The Dead Sea is shrinking. The water level has dropped approximately 1.4m per year since the 1960s, driven primarily by diversion of the Jordan River for agricultural use. The southern basin is now entirely fed artificially by pumping from the northern section and has separated into a series of evaporation ponds operated by the Jordan Potash Company and the Israel Chemicals group. The northern shore where tourist resorts operate still retains significant depth but the beach has extended substantially seaward over recent decades.

Aqaba and the Red Sea

Aqaba is Jordan's only coastal city, sitting at the northeastern tip of the Gulf of Aqaba (an arm of the Red Sea), sharing the coastline with Eilat (Israel), Taba (Egypt), and Haql (Saudi Arabia) within a few kilometres. The Aqaba Marine Park protects some of the best-preserved coral reef in the Red Sea: the absence of major coastal development on the Jordanian side and strict marine protection rules have maintained coral health better than on comparable sections of the Egyptian coast. Diving and snorkelling sites are accessible from the beach (the Japanese Garden site is 200m offshore) or by boat. A guided dive with equipment rental costs $45–80 through operators based on the South Beach promenade.

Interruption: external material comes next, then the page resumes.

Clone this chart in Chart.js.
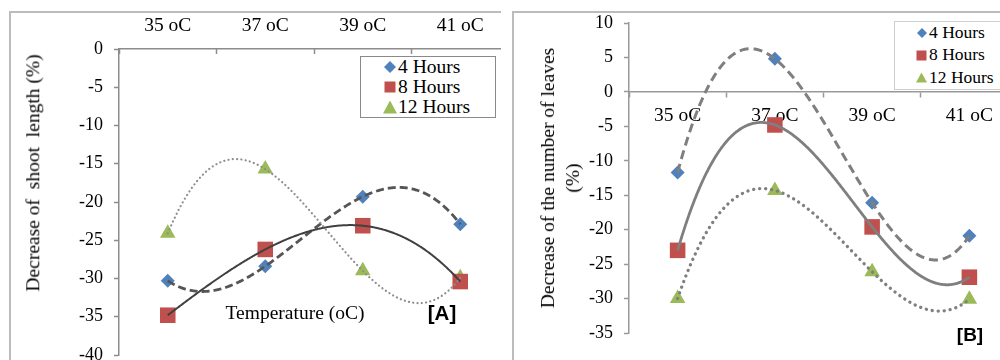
<!DOCTYPE html>
<html><head><meta charset="utf-8">
<script src="https://cdn.jsdelivr.net/npm/chart.js@4.4.1/dist/chart.umd.min.js"></script>
<style>
html,body{margin:0;padding:0;width:1000px;height:360px;overflow:hidden;background:#fff;font-family:'Liberation Serif','Times New Roman',serif;color:#000;}
.panel{position:absolute;top:0;height:360px;overflow:hidden;}
.frame{position:absolute;border-left:2px solid #bcbcbc;border-top:2px solid #bcbcbc;}
.txt{position:absolute;white-space:pre;transform:translate(-50%,-50%);line-height:1;}
.rot{transform:translate(-50%,-50%) rotate(-90deg);text-align:center;}
.legend{position:absolute;background:#fff;box-sizing:border-box;}
.legend .row{position:absolute;left:0;white-space:nowrap;}
.legend svg{position:absolute;}
.legend span{position:absolute;}
</style></head>
<body>
<div class="panel" style="left:0;width:501px;">
  <div class="frame" style="left:9px;top:11px;width:600px;height:400px;"></div>
  <canvas id="cA" width="520" height="400" style="position:absolute;left:0;top:0;"></canvas>
</div>
<div class="panel" style="left:512px;width:488px;">
  <div class="frame" style="left:0;top:11px;width:600px;height:400px;"></div>
  <canvas id="cB" width="520" height="400" style="position:absolute;left:0;top:0;"></canvas>
</div>

<div class="txt rot" style="left:33px;top:173px;font-size:19.5px;">Decrease of  shoot  length (%)</div>
<div class="txt" style="left:295px;top:313px;font-size:19.5px;">Temperature (oC)</div>
<div class="txt" style="left:442px;top:313px;font-size:20.5px;font-weight:bold;font-family:'Liberation Sans',Arial,sans-serif;">[A]</div>

<div class="txt rot" style="left:560px;top:178px;font-size:19.5px;line-height:25px;">Decrease of the number of leaves
(%)</div>
<div class="txt" style="left:970px;top:334px;font-size:19px;font-weight:bold;font-family:'Liberation Sans',Arial,sans-serif;">[B]</div>

<div id="legA" class="legend" style="left:360px;top:56px;width:136px;height:62px;border:1.5px solid #8a8a8a;"></div>
<div id="legB" class="legend" style="left:894px;top:21px;width:120px;height:69px;border:1.5px solid #cfcfcf;"></div>

<script>
// ---- data ----
const temperatureLabels = ['35 oC', '37 oC', '39 oC', '41 oC'];
const seriesNames = ['4 Hours', '8 Hours', '12 Hours'];

// Panel [A]: decrease of shoot length (%)
const shoot4h  = [-30.3, -28.4, -19.3, -22.9];
const shoot8h  = [-34.8, -26.2, -23.1, -30.4];
const shoot12h = [-24.1, -15.7, -29.0, -29.9];

// Panel [B]: decrease of the number of leaves (%)
const leaves4h  = [-11.7, 4.8, -16.1, -20.9];
const leaves8h  = [-23.0, -4.8, -19.6, -26.9];
const leaves12h = [-30.0, -14.3, -26.1, -30.1];

const shootTicks = {min: -40, max: 0, step: 5};
const leavesTicks = {min: -35, max: 10, step: 5};

// ---- styles ----
const serif = "'Liberation Serif','Times New Roman',serif";
const markerColors = ['#4F81BD', '#C0504D', '#9BBB59'];
const markerStyles = ['rectRot', 'rect', 'triangle'];
const markerRadius = [7, 11, 9];

const trendStylesA = [
  {color: '#555555', width: 2.8, dash: [8, 4], cap: 'butt'},
  {color: '#404040', width: 2, dash: [], cap: 'butt'},
  {color: '#8e8e8e', width: 2.2, dash: [0.1, 4.2], cap: 'round'}
];
const trendStylesB = [
  {color: '#7f7f7f', width: 3, dash: [9, 5], cap: 'butt'},
  {color: '#7f7f7f', width: 2.8, dash: [], cap: 'butt'},
  {color: '#7f7f7f', width: 3.3, dash: [0.1, 5.9], cap: 'round'}
];

Chart.defaults.font.family = serif;
Chart.defaults.color = '#000';

// Order-3 polynomial trendline (as in the original spreadsheet chart): with four
// points the order-3 least-squares fit is the exact cubic through them.
function cubicTrend(vals, t) {
  let s = 0;
  for (let i = 0; i < vals.length; i++) {
    let l = 1;
    for (let j = 0; j < vals.length; j++) if (j !== i) l *= (t - j) / (i - j);
    s += vals[i] * l;
  }
  return s;
}

const trendPlugin = {
  id: 'polyTrend',
  afterDatasetsDraw(chart, args, opts) {
    const {ctx, chartArea} = chart;
    const xs = chart.scales.x, ys = chart.scales.y;
    chart.data.datasets.forEach((ds, di) => {
      const st = opts.styles[di];
      const vals = ds.data, n = vals.length;
      ctx.save();
      ctx.beginPath();
      ctx.rect(chartArea.left, chartArea.top, chartArea.width, chartArea.height);
      ctx.clip();
      ctx.beginPath();
      ctx.strokeStyle = st.color;
      ctx.lineWidth = st.width;
      ctx.setLineDash(st.dash);
      ctx.lineCap = st.cap;
      ctx.lineJoin = 'round';
      const steps = 400;
      for (let k = 0; k <= steps; k++) {
        const t = (n - 1) * k / steps;
        const px = xs.getPixelForValue(t);
        const py = ys.getPixelForValue(cubicTrend(vals, t));
        if (k === 0) ctx.moveTo(px, py); else ctx.lineTo(px, py);
      }
      ctx.stroke();
      ctx.restore();
    });
  }
};

function makeDatasets(seriesList) {
  return seriesList.map((vals, i) => ({
    label: seriesNames[i],
    data: vals,
    showLine: false,
    pointStyle: markerStyles[i],
    pointRadius: markerRadius[i],
    pointHoverRadius: markerRadius[i],
    backgroundColor: markerColors[i],
    borderColor: markerColors[i],
    borderWidth: 0
  }));
}

const axisGray = '#8c8c8c';

new Chart(document.getElementById('cA'), {
  type: 'line',
  data: {labels: temperatureLabels, datasets: makeDatasets([shoot4h, shoot8h, shoot12h])},
  options: {
    responsive: false, animation: false, devicePixelRatio: 1,
    layout: {padding: {left: 0, right: 11, top: 0, bottom: 45}},
    plugins: {legend: {display: false}, tooltip: {enabled: false}, polyTrend: {styles: trendStylesA}},
    scales: {
      x: {
        type: 'category', position: 'top', offset: true,
        grid: {offset: true, drawOnChartArea: false, drawTicks: true, tickLength: -5, tickColor: axisGray, tickWidth: 1.5},
        border: {display: true, color: axisGray, width: 1.5},
        ticks: {color: '#000', font: {family: serif, size: 19.5}, padding: 16, maxRotation: 0, autoSkip: false},
        afterFit(s) { s.height = 49; }
      },
      y: {
        min: shootTicks.min, max: shootTicks.max,
        ticks: {stepSize: shootTicks.step, color: '#000', font: {family: serif, size: 18}, padding: 11},
        grid: {drawOnChartArea: false, tickLength: 5, tickColor: axisGray, tickWidth: 1.5},
        border: {display: true, color: axisGray, width: 1.5},
        afterFit(s) { s.width = 119; }
      }
    }
  },
  plugins: [trendPlugin]
});

new Chart(document.getElementById('cB'), {
  type: 'line',
  data: {labels: temperatureLabels, datasets: makeDatasets([leaves4h, leaves8h, leaves12h])},
  options: {
    responsive: false, animation: false, devicePixelRatio: 1,
    layout: {padding: {left: 0, right: 14, top: 23, bottom: 67}},
    plugins: {legend: {display: false}, tooltip: {enabled: false}, polyTrend: {styles: trendStylesB}},
    scales: {
      x: {
        type: 'category', position: {y: 0}, offset: true,
        grid: {offset: true, drawOnChartArea: false, drawTicks: true, tickLength: 5, tickColor: '#999', tickWidth: 1.5},
        border: {display: true, color: '#999', width: 1.5},
        ticks: {color: '#000', font: {family: serif, size: 19.5}, padding: 7, maxRotation: 0, autoSkip: false}
      },
      y: {
        min: leavesTicks.min, max: leavesTicks.max,
        ticks: {stepSize: leavesTicks.step, color: '#000', font: {family: serif, size: 18}, padding: 11},
        grid: {drawOnChartArea: false, tickLength: 5, tickColor: '#999', tickWidth: 1.5},
        border: {display: true, color: '#999', width: 1.5},
        afterFit(s) { s.width = 117; }
      }
    }
  },
  plugins: [trendPlugin]
});

// ---- HTML legends (boxed, inside plot area as in the reference) ----
function markerSvg(style, color, size) {
  const h = size / 2;
  let shape;
  if (style === 'rectRot') shape = `<polygon points="${h},0 ${size},${h} ${h},${size} 0,${h}" fill="${color}"/>`;
  else if (style === 'rect') shape = `<rect x="0.5" y="0.5" width="${size - 1}" height="${size - 1}" fill="${color}"/>`;
  else shape = `<polygon points="${h},0.5 ${size},${size - 0.5} 0,${size - 0.5}" fill="${color}"/>`;
  return `<svg width="${size}" height="${size}" viewBox="0 0 ${size} ${size}">${shape}</svg>`;
}
function buildLegend(id, cfg) {
  const el = document.getElementById(id);
  seriesNames.forEach((name, i) => {
    const row = document.createElement('div');
    row.className = 'row';
    const cy = cfg.rows[i];
    const ms = cfg.markerSizes[i];
    row.innerHTML = markerSvg(markerStyles[i], markerColors[i], ms) +
      `<span style="font-size:${cfg.font}px;line-height:${cfg.font}px;left:${cfg.textX}px;top:${cy - cfg.font / 2}px;">${name}</span>`;
    const svg = row.querySelector('svg');
    svg.style.left = (cfg.markerX - ms / 2) + 'px';
    svg.style.top = (cy - ms / 2) + 'px';
    el.appendChild(row);
  });
}
buildLegend('legA', {rows: [9.5, 29.5, 49.5], markerX: 28.5, textX: 37, font: 19.5, markerSizes: [12, 12, 14]});
buildLegend('legB', {rows: [10.8, 33, 55.3], markerX: 26.5, textX: 34, font: 17.5, markerSizes: [10, 11, 11]});
</script>
</body></html>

Aqaba's duty-free status (substantially lower taxes than the rest of Jordan) makes it a cheaper destination for accommodation, food, and shopping. A mid-range hotel in Aqaba costs JD40–70 ($56–99)/night, around 30% cheaper than equivalent quality in Amman or Petra. The drive from Wadi Rum to Aqaba takes approximately 1.5 hours; many travellers combine a night in Wadi Rum with two nights in Aqaba before flying home from King Hussein International Airport.

Amman: The Capital Worth One Day

Amman is not Jordan's most photogenic city but it is worth a day of honest exploration rather than just an airport transit. The Roman Theatre (built under Emperor Marcus Aurelius in the 2nd century CE, seating 6,000, and still used for performances today) sits in the Downtown area and is free to enter. Rainbow Street in the Jabal Amman neighbourhood is the best single street in the city for café culture, street food, and an authentic sense of how middle-class Amman socialises. The Jordan Museum, opened in 2014, holds the country's most comprehensive archaeological collection, including some of the oldest statues discovered in the Near East (the Ain Ghazal statues, 9,000 years old) and the Dead Sea Scrolls fragments housed in Jordan. Entry is free.

Jordan Budget and Logistics

  • Jordan Pass: JD70–80 (includes visa and major entry fees)
  • Accommodation: Budget guesthouse in Wadi Musa JD20–35/night; mid-range hotel JD50–90/night; Wadi Rum camp JD40–70/person including meals
  • Food: Local falafel and hummus restaurant JD3–6 per meal; sit-down restaurant in Amman JD12–20 per person; tourist restaurants in Petra area JD15–25
  • Transport: JETT bus Amman to Petra JD10; taxi Wadi Rum to Aqaba JD30–40; rental car from Amman $30–60/day
  • Overall: $80–120/day for a mid-range experience including accommodation, food, transport, and key entry fees

Safety: Jordan is consistently rated the safest country in the Middle East for international tourists by both the UK Foreign Commonwealth and Development Office and the US State Department. Standard travel precautions apply; the specific border regions with Syria and Iraq are advised against all but essential travel, but these are far from tourist routes. Most visitors report Jordanians as genuinely among the most hospitable people they encounter anywhere.